What are workout selfies really about: vanity or motivation?

Fitness fads come and go. Jane Fonda tape, anyone? Tae Bo? Richard Simmons and CrossFit? There’s no escaping it, even in China. Riding that wave is Keep, a health and fitness app that secured 30 million users in 15 months and $US32 million ($42.8 million) in venture-capital backing as Chinese look to trim their tummies.

Users like Susan Du, a 30-something teacher who transformed from a 101.5-kilogram (224 pounds) bookworm to 69-kilo fitness enthusiast, typify a new type of consumer. With at least one in four adults either overweight or obese, more upwardly mobile Chinese are beginning to value a healthy lifestyle over branded luxury goods.

“Right now, a lot of my friends are also working out, and they never did sports before,” said Du, whose fitness regime has been chronicled in perky workout snaps tracked by 27,000 online followers. “This is a new trend, a fashion in China. Before no one paid any attention. Now, almost everyone – whether fat or skinny – is thinking of exercise,” she said.

Vanity or motivation: what are fitness selfies really all about? Photo: iStock
Vanity or motivation: what are fitness selfies really all about? Photo: iStock

Du packs in an hour of cardio before teaching English in Beijing and then lifts weights after work, sharing selfies of the results

Battling the bulge

There’s more than toned abs at stake. Rising wages and sedentary lifestyles have contributed to worsening health. Diabetes afflicting 114 million people, for example, could overwhelm the nation’s budget. A study released in January of 7603 adults in the city of Tianjin found that about 70 perc ent were overweight or obese.

Right now, a lot of my friends are also working out, and they never did sports before.

Susan Du

China’s cabinet aims to build a 5 trillion yuan ($1 trillion) sports industry by 2025 to counter rising rates of stroke, cancer and Type-2 diabetes.
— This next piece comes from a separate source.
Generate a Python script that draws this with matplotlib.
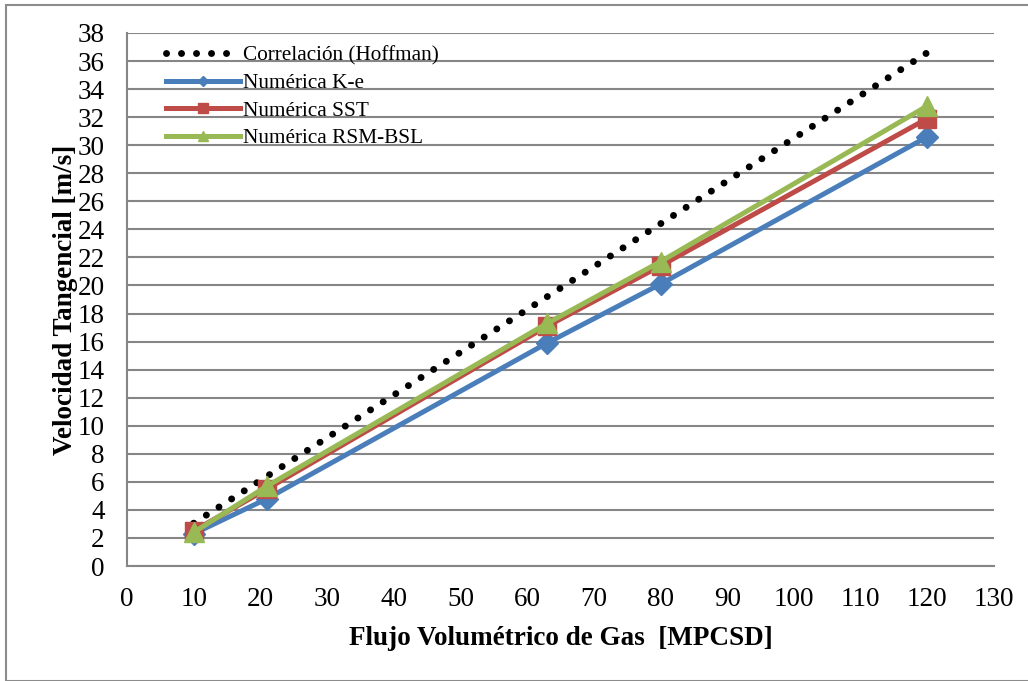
import matplotlib
matplotlib.use("Agg")
import matplotlib.pyplot as plt
from matplotlib.patches import Rectangle

# Gas flow rate [MPCSD]
flujo = [10, 21, 63, 80, 120]

# Tangential velocity [m/s]
hoffman = [3.05, 6.4, 19.2, 24.4, 36.6]
k_e = [2.3, 4.8, 15.9, 20.1, 30.6]
sst = [2.5, 5.5, 17.1, 21.4, 31.9]
rsm_bsl = [2.4, 5.7, 17.3, 21.7, 32.8]

series_labels = ["Correlación (Hoffman)", "Numérica K-e", "Numérica SST", "Numérica RSM-BSL"]
x_ticks = list(range(0, 131, 10))
y_ticks = list(range(0, 39, 2))

plt.rcParams["font.family"] = ["Liberation Serif", "DejaVu Serif"]

fig = plt.figure(figsize=(10.28, 6.81), dpi=100)
ax = fig.add_axes([127 / 1028, 1 - 566 / 681, 867 / 1028, 533 / 681])

# Chart-area frame
fig.patches.append(Rectangle((6 / 1028, 0), 1.2, 1 - 5 / 681, transform=fig.transFigure,
                             fill=False, edgecolor="#8c8c8c", linewidth=1.5, zorder=0))

grid_col = "#868686"
ax.plot(flujo, hoffman, color="black", linewidth=5.0, linestyle=(0, (0.01, 2.15)),
        dash_capstyle="round", label=series_labels[0], zorder=2)
ax.plot(flujo, k_e, color="#4A7EBB", linewidth=3.6, marker="D", markersize=11,
        label=series_labels[1], zorder=3)
ax.plot(flujo, sst, color="#BE4B48", linewidth=3.6, marker="s", markersize=13,
        label=series_labels[2], zorder=4)
ax.plot(flujo, rsm_bsl, color="#98B954", linewidth=3.6, marker="^", markersize=14,
        label=series_labels[3], zorder=5)

ax.set_xlim(0, 130)
ax.set_ylim(0, 38)
ax.set_xticks(x_ticks)
ax.set_yticks(y_ticks)
ax.tick_params(length=0, labelsize=19.5)
ax.tick_params(axis="x", pad=15)
ax.tick_params(axis="y", pad=16)
ax.yaxis.grid(True, color=grid_col, linewidth=1.5)
ax.set_axisbelow(True)
for side in ("top", "right"):
    ax.spines[side].set_visible(False)
for side in ("left", "bottom"):
    ax.spines[side].set_color(grid_col)
    ax.spines[side].set_linewidth(1.5)

ax.set_xlabel("Flujo Volumétrico de Gas  [MPCSD]", fontsize=19.5, fontweight="bold", labelpad=10)
ax.set_ylabel("Velocidad Tangencial [m/s]", fontsize=19.5, fontweight="bold", labelpad=0)

leg = ax.legend(loc="upper left", bbox_to_anchor=(0.03, 1.0), fontsize=15.3, frameon=False,
                handlelength=3.5, handletextpad=0.15, labelspacing=0.36, markerscale=0.5,
                borderaxespad=0.2)

fig.savefig("out.png", dpi=100)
China’s sports industry will expand more than 19 per cent annually to 3 trillion yuan by 2025, Credit Suisse Group AG estimated in 2015.

Keeping fit, especially for women, is also challenging accepted norms of female beauty, which traditionally emphasised the thin and pale skin highlighted by the viral sharing recently of women showing their waist size narrower than the width of a sheet of A4 paper.

“Most of my friends don’t accept a different body type, but I’m a muscle fan,” Du said. “I hope one day to be a muscle Barbie.”

The Keep app combines fitness routines, informational posts and a social media network where users can share workouts or photos of themselves or even their meals. Some posts and images are showcased by Keep editors. That’s helped nudge standards in a different direction, Du said.

‘Strong and sexy’

“They are strong and sexy, according to the Western style,” she said. “This has changed a lot of girls’ opinions, too.”

Du said she lost weight after her doctor warned her she was dangerously heavy if she wanted to have a baby. She used acupuncture as an appetite suppressant.

GGV Capital, Morningside Group, and Bertelsmann Asia Investments put $32 million into Keep, whose 25-year-old founder was inspired to launch it after losing 20 kilos by searching online and creating an exercise and weight loss program for himself.

“I found our country doesn’t have a good app to lose weight or stay fit,” said founder Wang Ning, whose boyish face features prominently in the press coverage of his app. “At the time I was losing weight, I was a student and didn’t have any money. I couldn’t afford to go to the gym or hire a trainer, so I went to the Internet.”